For those of you who haven't (completely) read the previous thread, let me explain in short what this is all about.
A few years ago I started making a movie database that I used to check which movies I'd probably like and which not. At first I based my personal recommendations only on the movie's IMDB rating and the number of oscars it had won. Through the years I've added more information to base the recommendations on. A bit over two months ago I found Criticker and since then I've added a few extra parameters and I've automated the whole thing somewhat so that I now can generate recommendations not only for myself but for any Criticker user.
The parameters that I use in my calculations are the following:
- Criticker PSI: this is the Probable Score Index that Criticker displays to you for each movie that you haven't seen. The higher the PSI, the more likely you'll like the movie.
- IMDB: this is the average user rating for the movie that is shown on IMDB. At the moment I use the 18-29 year olds rating by default.
- Keywords: my program analyses the movies that you've seen for their keywords, and then favours movies that have the same keywords as other movies that you liked.
- Genre: just like with keywords, my program analyzes the movies that you've seen for their genres, and then favours movies that have the same genres as other movies that you liked.
- Votes: maybe I should rename this to popularity. This parameter is based on the number of votes that each movie has on IMDB. The more popular a movie, the better.
- Awards: this is the amount of awards a movie has won and has been nominated for. The more awards a movie has won, the better.
- Length: this parameter is based on the running time of the movie. I noticed that the movies I like best tend to run longer than the movies I like worst. It seems I'm not the only person who favours longer movies, since every other user I've generated recommendations for so far prefers longer movies over shorter ones.
- Age: this parameter shows how recent a movie is. It seems I'm pretty much the only one who prefers more recent movies. The other users I've made recommendations for prefer older movies. Nevertheless I'm wondering lately how useful the Age parameter really is. Anyway...
- Popcorn: it took a really long time for me to find a way to quantify this parameter, but I'm quite confident that it is pretty accurate right now. This parameter tries to distinguish popcorn movies from non-popcorn movies. It does this by combining data on box office results, IMDB ratings and genres. Popcorn movies are light, accessible, fun movies that you go to in order to enjoy your friends company, more than that you want to be in awe by the movie. For example, three movies on the popcorn end of the scale are Meet the Spartans, Anaconda, and Date Movie. Three movies on the non-popcorn end of the scale are Dead Man, The Celebration, and Irréversible.
Here's an example what my system comes up with:
If you want me to make one of these for you, message me here on Criticker with your Criticker password (after you changed it for safety!) and I'll get you a list like the one above in about a day or so. Unfortunately I need your password in order to get hold of the PSI's Criticker shows you.
And now for those who've been following this thread from the beginning...
I've made a few changes to the system since the last version. These are the following:
- The Awards parameter is back in, as well as a popularity parameter, based on the number of votes a movie has on IMDB.
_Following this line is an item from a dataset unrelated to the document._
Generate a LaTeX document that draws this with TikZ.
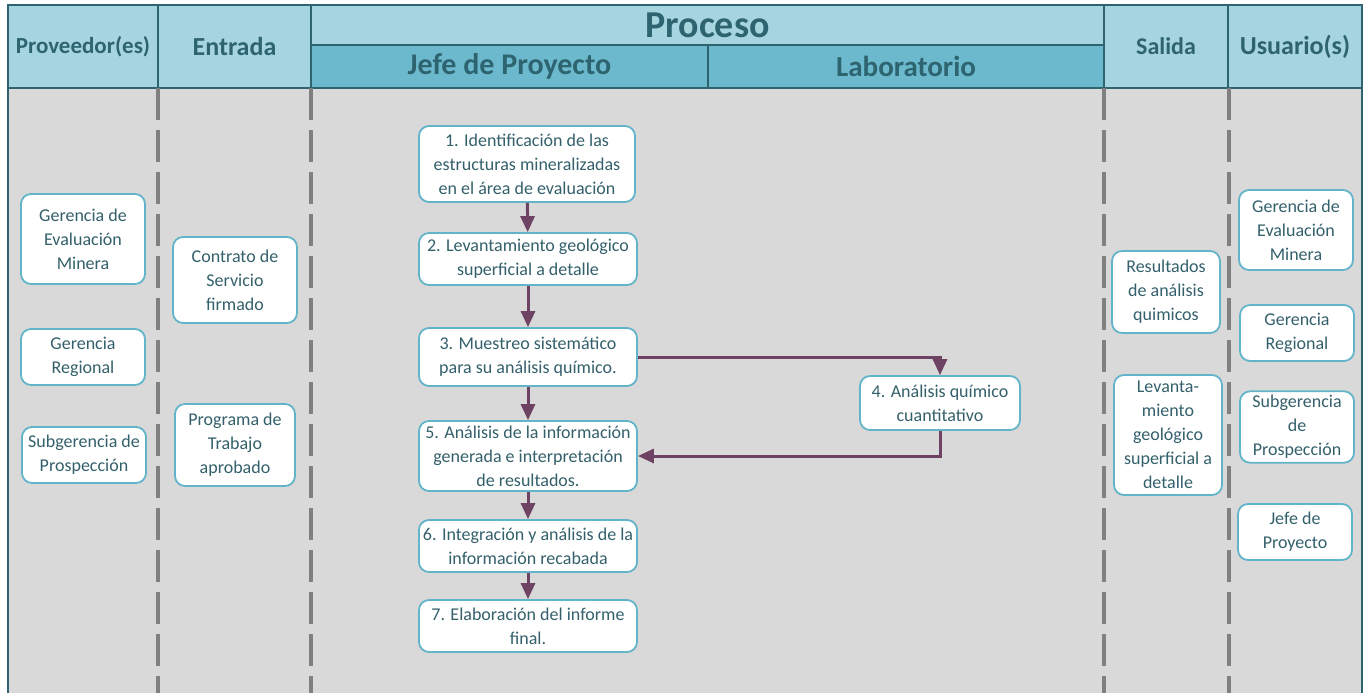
\documentclass[tikz,border=0pt]{standalone}
\usepackage{fontspec}
\setmainfont{Carlito}
\usetikzlibrary{arrows.meta}
\definecolor{cabclaro}{HTML}{A6D5E0}
\definecolor{cabobscuro}{HTML}{6CB9CD}
\definecolor{borde}{HTML}{2D6470}
\definecolor{cuerpo}{HTML}{D9D9D9}
\definecolor{cajaborde}{HTML}{62B5C9}
\definecolor{textocaja}{HTML}{33606B}
\definecolor{flechacol}{HTML}{6E4262}
\definecolor{guion}{HTML}{808080}
\tikzset{
  celda/.style={draw=borde,line width=1pt,fill=cabclaro,text=borde,font=\bfseries\fontsize{12}{14}\selectfont,inner sep=0pt},
  caja/.style={draw=cajaborde,line width=0.9pt,fill=white,rounded corners=5pt,align=center,text=textocaja,font=\fontsize{9}{12}\selectfont,inner sep=2pt},
  flecha/.style={draw=flechacol,line width=1.5pt,-{Triangle[width=7pt,length=8pt]}},
  carril/.style={draw=guion,line width=2pt,dash pattern=on 16pt off 5pt}
}
\begin{document}
\begin{tikzpicture}[x=0.5pt,y=-0.5pt]
\useasboundingbox (0,0) rectangle (1365,693);
% fondo
\fill[cuerpo] (8,88) rectangle (1362,693);
\draw[borde,line width=1pt] (8,88) -- (8,693) (1362,88) -- (1362,693);
% cabecera
\node[celda,minimum width=75pt,minimum height=41.5pt,font=\bfseries\fontsize{11.5}{14}\selectfont] (prov) at (83,46.5) {Proveedor(es)};
\node[celda,minimum width=76.5pt,minimum height=41.5pt,font=\bfseries\fontsize{13}{15}\selectfont] (entr) at (234.5,46.5) {Entrada};
\node[celda,minimum width=396.5pt,minimum height=20pt,font=\bfseries\fontsize{19}{20}\selectfont] (proc) at (707.5,25) {Proceso};
\node[celda,fill=cabobscuro,minimum width=198.5pt,minimum height=21.5pt,font=\bfseries\fontsize{15}{16}\selectfont] (jefe) at (509.5,66.5) {Jefe de Proyecto};
\node[celda,fill=cabobscuro,minimum width=198pt,minimum height=21.5pt,font=\bfseries\fontsize{14.5}{16}\selectfont] (lab) at (906,66.5) {Laboratorio};
\node[celda,minimum width=62pt,minimum height=41.5pt] (sal) at (1166,46.5) {Salida};
\node[celda,minimum width=67pt,minimum height=41.5pt,font=\bfseries\fontsize{13}{15}\selectfont] (usu) at (1295,46.5) {Usuario(s)};
% carriles
\foreach \x in {158,311,1104,1229}
  \draw[carril] (\x,88) -- (\x,693);
% proveedores
\node[caja,minimum width=62pt,minimum height=45pt] (prov1) at (83,239) {Gerencia de\\Evaluación\\Minera};
\node[caja,minimum width=62pt,minimum height=28pt] (prov2) at (83,357) {Gerencia\\Regional};
\node[caja,minimum width=62pt,minimum height=28pt] (prov3) at (84,455) {Subgerencia de\\Prospección};
% entradas
\node[caja,minimum width=62pt,minimum height=43pt] (ent1) at (235,280) {Contrato de\\Servicio\\firmado};
\node[caja,minimum width=60pt,minimum height=41pt] (ent2) at (235,445) {Programa de\\Trabajo\\aprobado};
% proceso
\node[caja,minimum width=108pt,minimum height=38pt] (p1) at (527,164) {1. Identificación de las\\estructuras mineralizadas\\en el área de evaluación};
\node[caja,minimum width=109pt,minimum height=26pt] (p2) at (528,259) {2. Levantamiento geológico\\superficial a detalle};
\node[caja,minimum width=109pt,minimum height=29pt] (p3) at (528,357) {3. Muestreo sistemático\\para su análisis químico.};
\node[caja,minimum width=80pt,minimum height=27pt] (p4) at (940,403) {4. Análisis químico\\cuantitativo};
\node[caja,minimum width=109pt,minimum height=35pt] (p5) at (528,456) {5. Análisis de la información\\generada e interpretación\\de resultados.};
\node[caja,minimum width=109pt,minimum height=26pt] (p6) at (528,546) {6. Integración y análisis de la\\información recabada};
\node[caja,minimum width=109pt,minimum height=26pt] (p7) at (528,626) {7. Elaboración del informe\\final.};
\draw[flecha] (p1) -- (p2);
\draw[flecha] (p2) -- (p3);
\draw[flecha] (p3) -- (p5);
\draw[flecha] (p5) -- (p6);
\draw[flecha] (p6) -- (p7);
\draw[flecha] (p3.east) -| (p4.north);
\draw[flecha] (p4.south) |- (p5.east);
% salidas
\node[caja,minimum width=54pt,minimum height=41pt] (sal1) at (1166,292) {Resultados\\de análisis\\quimicos};
\node[caja,minimum width=54pt,minimum height=60pt] (sal2) at (1168,435) {Levanta-\\miento\\geológico\\superficial a\\detalle};
% usuarios
\node[caja,minimum width=57pt,minimum height=40pt] (usu1) at (1296,230) {Gerencia de\\Evaluación\\Minera};
\node[caja,minimum width=57pt,minimum height=28pt] (usu2) at (1297,333) {Gerencia\\Regional};
\node[caja,minimum width=57pt,minimum height=34pt] (usu3) at (1297,427) {Subgerencia\\de\\Prospección};
\node[caja,minimum width=57pt,minimum height=28pt] (usu4) at (1295,532) {Jefe de\\Proyecto};
\end{tikzpicture}
\end{document}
- I've tweaked the popcorn parameter to also be based on the genre of a movie, and not just on its box office results. If two movies have made the same amount of money at the box office and have the same IMDB rating, then the one that has action and romance as genres will have a higher popcorn rating than the one that has history and documentary as genre.
- I've found a completely new way to optimize the weights of the parameters. The primary gain is in computing time. Where my previous code took 20 minutes to get accurate weights, my new code takes only 1 second to generate the final scores (or over 1000 times faster ). For some more info on the math, see below. The performance gain varies from user to user. For me personally it works a bit less well, but for KGB and AFlickering, the final correlations were higher with the new method.
Here are updated lists for:
You'll notice that I removed the weights percentages from the .pdf. This is because with my new method, I have not found a way yet to quantify the weights of the original parameters. I could give you the weights of the mutually independent parameters, but these are very different from the original ones and thus not really relevant to show you what is important and what is not. I think the correlations already show you quite well which parameters work well for you and which not. You might also notice a significant change with your previous lists because of the new optimization method. If you find them (much) worse, please let me know why you feel that way, so that I can figure out whether I can do something about it.
* The math of my new optimization method: In my previous optimization algorithm, I tried to find the maximum of the final correlation in the N-dimensional space of weights, where N was the number of parameters. The reason I couldn't just use the correlations of each parameter on its own to determine the weights is because those parameters all have non-zero correlations with eachother, i.e. they are not mutually independent. So part of the information of the PSI parameter for example, is also present in the IMDB parameter. This is because for most people, movies that are high on IMDB will also be high on Criticker. With my new method, I converted these 9 mutually dependent parameters into 9 mutually independent parameters. Thus the parameters share no information anymore, and the correlations between them are thus zero. This now precisely means that a higher correlation with my ratings also means it needs a higher weight in my final score, and I don't have to worry anymore about mutual dependencies. I'm neither a mathematician, nor a computer programmer, so I can't really explain why the new method works better for some and worse for others, but the important thing is that generally it performs pretty much equally well, while being a thousand times faster.